WHAT IS BEING ASKED
Take every line where the string "this" appears and copy it.

★ ★ ★

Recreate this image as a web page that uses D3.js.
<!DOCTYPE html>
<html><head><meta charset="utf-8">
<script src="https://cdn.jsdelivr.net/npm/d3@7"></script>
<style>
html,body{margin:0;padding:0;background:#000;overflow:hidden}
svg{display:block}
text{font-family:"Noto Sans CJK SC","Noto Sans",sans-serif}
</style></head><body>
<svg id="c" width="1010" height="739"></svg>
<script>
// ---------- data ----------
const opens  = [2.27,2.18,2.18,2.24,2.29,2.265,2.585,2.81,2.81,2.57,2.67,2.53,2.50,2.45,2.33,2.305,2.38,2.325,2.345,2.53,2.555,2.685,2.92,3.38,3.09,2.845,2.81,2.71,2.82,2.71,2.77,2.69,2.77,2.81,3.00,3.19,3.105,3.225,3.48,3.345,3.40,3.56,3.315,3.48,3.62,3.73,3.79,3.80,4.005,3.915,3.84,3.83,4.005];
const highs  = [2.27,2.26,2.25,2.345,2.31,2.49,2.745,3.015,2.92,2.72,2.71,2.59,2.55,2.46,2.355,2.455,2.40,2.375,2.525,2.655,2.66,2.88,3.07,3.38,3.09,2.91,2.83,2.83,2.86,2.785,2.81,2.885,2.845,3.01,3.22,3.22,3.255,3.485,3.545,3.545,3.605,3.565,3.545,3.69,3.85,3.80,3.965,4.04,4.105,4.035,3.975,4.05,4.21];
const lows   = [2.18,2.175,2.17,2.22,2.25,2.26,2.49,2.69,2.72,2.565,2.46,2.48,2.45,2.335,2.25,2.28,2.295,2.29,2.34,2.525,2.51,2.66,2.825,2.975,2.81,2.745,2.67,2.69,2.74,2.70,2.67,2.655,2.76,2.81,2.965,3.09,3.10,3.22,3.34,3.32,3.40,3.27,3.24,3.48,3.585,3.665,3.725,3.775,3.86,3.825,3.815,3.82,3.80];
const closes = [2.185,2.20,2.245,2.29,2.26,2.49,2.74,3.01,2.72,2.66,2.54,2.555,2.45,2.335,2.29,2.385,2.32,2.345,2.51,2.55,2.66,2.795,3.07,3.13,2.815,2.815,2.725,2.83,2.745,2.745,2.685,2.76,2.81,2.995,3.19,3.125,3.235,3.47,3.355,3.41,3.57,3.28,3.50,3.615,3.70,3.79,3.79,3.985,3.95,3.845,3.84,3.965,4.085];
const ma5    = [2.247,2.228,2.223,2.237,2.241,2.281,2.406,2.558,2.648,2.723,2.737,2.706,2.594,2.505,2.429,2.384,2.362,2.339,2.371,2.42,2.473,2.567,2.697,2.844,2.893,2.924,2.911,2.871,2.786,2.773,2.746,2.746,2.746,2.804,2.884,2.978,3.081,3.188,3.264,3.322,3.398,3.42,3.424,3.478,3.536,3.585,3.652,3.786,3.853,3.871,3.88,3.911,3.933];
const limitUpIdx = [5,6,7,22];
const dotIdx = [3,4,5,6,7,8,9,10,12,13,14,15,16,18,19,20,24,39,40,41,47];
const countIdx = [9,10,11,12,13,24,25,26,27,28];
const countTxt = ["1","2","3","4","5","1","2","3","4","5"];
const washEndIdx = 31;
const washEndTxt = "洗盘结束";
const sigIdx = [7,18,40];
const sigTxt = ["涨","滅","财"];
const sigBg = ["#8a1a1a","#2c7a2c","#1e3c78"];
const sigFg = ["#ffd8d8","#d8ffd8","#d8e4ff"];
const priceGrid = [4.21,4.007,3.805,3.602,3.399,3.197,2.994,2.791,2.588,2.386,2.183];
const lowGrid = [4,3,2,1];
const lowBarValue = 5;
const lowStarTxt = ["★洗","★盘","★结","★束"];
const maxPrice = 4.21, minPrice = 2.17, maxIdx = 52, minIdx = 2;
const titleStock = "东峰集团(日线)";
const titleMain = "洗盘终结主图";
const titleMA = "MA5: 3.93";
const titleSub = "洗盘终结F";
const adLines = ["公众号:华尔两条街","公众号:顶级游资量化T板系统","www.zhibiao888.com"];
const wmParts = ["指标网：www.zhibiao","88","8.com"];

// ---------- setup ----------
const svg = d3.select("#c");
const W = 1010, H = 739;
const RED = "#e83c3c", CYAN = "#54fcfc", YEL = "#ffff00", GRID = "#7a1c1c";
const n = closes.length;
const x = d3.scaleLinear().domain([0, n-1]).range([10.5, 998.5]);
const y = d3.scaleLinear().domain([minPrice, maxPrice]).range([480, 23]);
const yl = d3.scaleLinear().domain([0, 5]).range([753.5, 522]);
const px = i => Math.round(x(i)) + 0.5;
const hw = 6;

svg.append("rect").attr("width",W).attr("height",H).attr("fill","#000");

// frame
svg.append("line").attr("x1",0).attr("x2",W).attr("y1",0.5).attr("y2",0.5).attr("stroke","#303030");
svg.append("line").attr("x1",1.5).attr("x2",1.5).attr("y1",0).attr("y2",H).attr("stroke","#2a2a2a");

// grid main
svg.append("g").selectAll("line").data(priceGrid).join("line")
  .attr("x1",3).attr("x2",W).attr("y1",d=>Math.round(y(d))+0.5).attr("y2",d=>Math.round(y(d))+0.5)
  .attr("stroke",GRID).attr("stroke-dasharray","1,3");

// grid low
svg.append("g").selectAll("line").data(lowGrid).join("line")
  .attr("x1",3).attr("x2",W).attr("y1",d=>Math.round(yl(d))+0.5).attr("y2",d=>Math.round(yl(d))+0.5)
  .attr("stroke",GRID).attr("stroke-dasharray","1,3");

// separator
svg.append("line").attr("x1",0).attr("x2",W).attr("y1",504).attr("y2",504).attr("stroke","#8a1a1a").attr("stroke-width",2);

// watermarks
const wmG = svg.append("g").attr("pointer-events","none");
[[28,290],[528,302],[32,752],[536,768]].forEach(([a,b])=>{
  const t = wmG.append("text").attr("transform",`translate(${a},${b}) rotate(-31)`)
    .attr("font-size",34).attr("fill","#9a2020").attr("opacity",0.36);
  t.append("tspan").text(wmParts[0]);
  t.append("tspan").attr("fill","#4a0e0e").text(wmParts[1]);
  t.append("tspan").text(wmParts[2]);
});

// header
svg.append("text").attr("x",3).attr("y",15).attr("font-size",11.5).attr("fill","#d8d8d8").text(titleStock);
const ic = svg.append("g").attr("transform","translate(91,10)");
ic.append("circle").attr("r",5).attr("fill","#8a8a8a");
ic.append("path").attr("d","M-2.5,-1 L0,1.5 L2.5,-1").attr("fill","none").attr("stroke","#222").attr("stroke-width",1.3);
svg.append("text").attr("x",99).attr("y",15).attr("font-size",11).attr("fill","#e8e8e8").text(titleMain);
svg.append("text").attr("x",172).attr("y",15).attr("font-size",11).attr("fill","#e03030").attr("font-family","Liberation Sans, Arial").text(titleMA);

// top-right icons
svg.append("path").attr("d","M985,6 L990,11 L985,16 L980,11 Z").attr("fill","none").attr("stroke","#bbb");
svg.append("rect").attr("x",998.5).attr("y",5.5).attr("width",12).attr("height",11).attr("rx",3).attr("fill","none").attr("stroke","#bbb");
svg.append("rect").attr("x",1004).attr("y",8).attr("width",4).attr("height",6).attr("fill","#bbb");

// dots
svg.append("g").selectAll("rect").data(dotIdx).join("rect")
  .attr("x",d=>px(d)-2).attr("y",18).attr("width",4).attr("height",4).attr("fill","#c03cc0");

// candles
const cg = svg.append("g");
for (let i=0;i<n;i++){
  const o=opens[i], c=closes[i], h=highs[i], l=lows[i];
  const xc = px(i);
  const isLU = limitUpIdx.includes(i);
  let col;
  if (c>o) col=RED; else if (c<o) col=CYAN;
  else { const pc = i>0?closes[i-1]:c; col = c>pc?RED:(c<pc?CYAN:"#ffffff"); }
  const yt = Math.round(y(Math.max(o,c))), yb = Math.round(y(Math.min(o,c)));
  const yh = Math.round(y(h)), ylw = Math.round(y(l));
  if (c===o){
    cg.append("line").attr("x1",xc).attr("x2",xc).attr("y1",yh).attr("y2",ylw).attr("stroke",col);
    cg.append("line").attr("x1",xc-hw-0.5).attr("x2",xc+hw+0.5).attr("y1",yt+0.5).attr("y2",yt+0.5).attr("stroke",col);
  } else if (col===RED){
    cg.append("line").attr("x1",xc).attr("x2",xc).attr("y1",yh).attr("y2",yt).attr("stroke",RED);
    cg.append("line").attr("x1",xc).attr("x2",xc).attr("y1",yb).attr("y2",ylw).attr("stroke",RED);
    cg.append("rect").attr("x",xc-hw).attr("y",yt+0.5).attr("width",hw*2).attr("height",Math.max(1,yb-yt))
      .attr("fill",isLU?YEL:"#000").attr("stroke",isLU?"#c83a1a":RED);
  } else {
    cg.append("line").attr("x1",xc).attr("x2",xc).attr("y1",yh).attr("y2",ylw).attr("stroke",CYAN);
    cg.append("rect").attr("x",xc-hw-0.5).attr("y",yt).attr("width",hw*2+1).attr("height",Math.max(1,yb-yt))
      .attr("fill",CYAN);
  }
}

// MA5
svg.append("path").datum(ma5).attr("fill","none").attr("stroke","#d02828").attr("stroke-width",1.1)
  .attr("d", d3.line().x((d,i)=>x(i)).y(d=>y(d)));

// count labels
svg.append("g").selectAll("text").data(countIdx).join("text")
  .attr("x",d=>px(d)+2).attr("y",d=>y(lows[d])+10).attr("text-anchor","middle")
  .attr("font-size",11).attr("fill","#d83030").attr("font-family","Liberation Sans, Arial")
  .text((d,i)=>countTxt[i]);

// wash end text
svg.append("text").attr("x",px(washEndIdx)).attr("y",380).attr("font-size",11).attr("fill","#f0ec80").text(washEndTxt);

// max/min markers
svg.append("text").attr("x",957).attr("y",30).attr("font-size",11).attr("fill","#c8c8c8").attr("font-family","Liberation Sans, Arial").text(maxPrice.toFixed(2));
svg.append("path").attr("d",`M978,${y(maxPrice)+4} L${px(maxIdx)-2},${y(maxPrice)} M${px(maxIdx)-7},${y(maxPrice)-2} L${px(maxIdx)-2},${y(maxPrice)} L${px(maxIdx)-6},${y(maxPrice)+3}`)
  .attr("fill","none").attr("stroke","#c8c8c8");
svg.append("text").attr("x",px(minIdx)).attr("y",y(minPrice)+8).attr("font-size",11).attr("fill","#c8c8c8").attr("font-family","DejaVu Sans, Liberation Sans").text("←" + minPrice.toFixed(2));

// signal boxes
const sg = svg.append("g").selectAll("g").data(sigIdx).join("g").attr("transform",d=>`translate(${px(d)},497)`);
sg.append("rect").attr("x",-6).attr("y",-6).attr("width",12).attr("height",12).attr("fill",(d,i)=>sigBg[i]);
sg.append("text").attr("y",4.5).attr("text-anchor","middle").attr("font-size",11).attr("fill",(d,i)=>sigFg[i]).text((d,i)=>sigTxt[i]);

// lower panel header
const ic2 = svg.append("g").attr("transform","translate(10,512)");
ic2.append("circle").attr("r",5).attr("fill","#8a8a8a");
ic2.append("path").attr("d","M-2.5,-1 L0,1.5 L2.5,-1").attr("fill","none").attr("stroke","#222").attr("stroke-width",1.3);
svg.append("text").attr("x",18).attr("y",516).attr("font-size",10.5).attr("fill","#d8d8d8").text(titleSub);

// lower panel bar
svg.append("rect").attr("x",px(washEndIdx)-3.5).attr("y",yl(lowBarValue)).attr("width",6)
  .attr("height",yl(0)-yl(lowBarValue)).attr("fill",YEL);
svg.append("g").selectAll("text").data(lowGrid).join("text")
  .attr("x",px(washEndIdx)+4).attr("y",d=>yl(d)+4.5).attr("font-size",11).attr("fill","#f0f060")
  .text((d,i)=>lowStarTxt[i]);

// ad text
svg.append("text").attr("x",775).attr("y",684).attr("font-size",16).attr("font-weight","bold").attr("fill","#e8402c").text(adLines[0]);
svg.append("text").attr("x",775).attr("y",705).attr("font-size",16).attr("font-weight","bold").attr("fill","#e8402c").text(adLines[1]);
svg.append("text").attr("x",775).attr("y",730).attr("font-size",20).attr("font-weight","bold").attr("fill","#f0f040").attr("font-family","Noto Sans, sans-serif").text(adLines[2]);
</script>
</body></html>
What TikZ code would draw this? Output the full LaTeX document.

★ ★ ★

FULL OUTPUT
Recreate this image as a web page that uses D3.js.
What TikZ code would draw this? Output the full LaTeX document.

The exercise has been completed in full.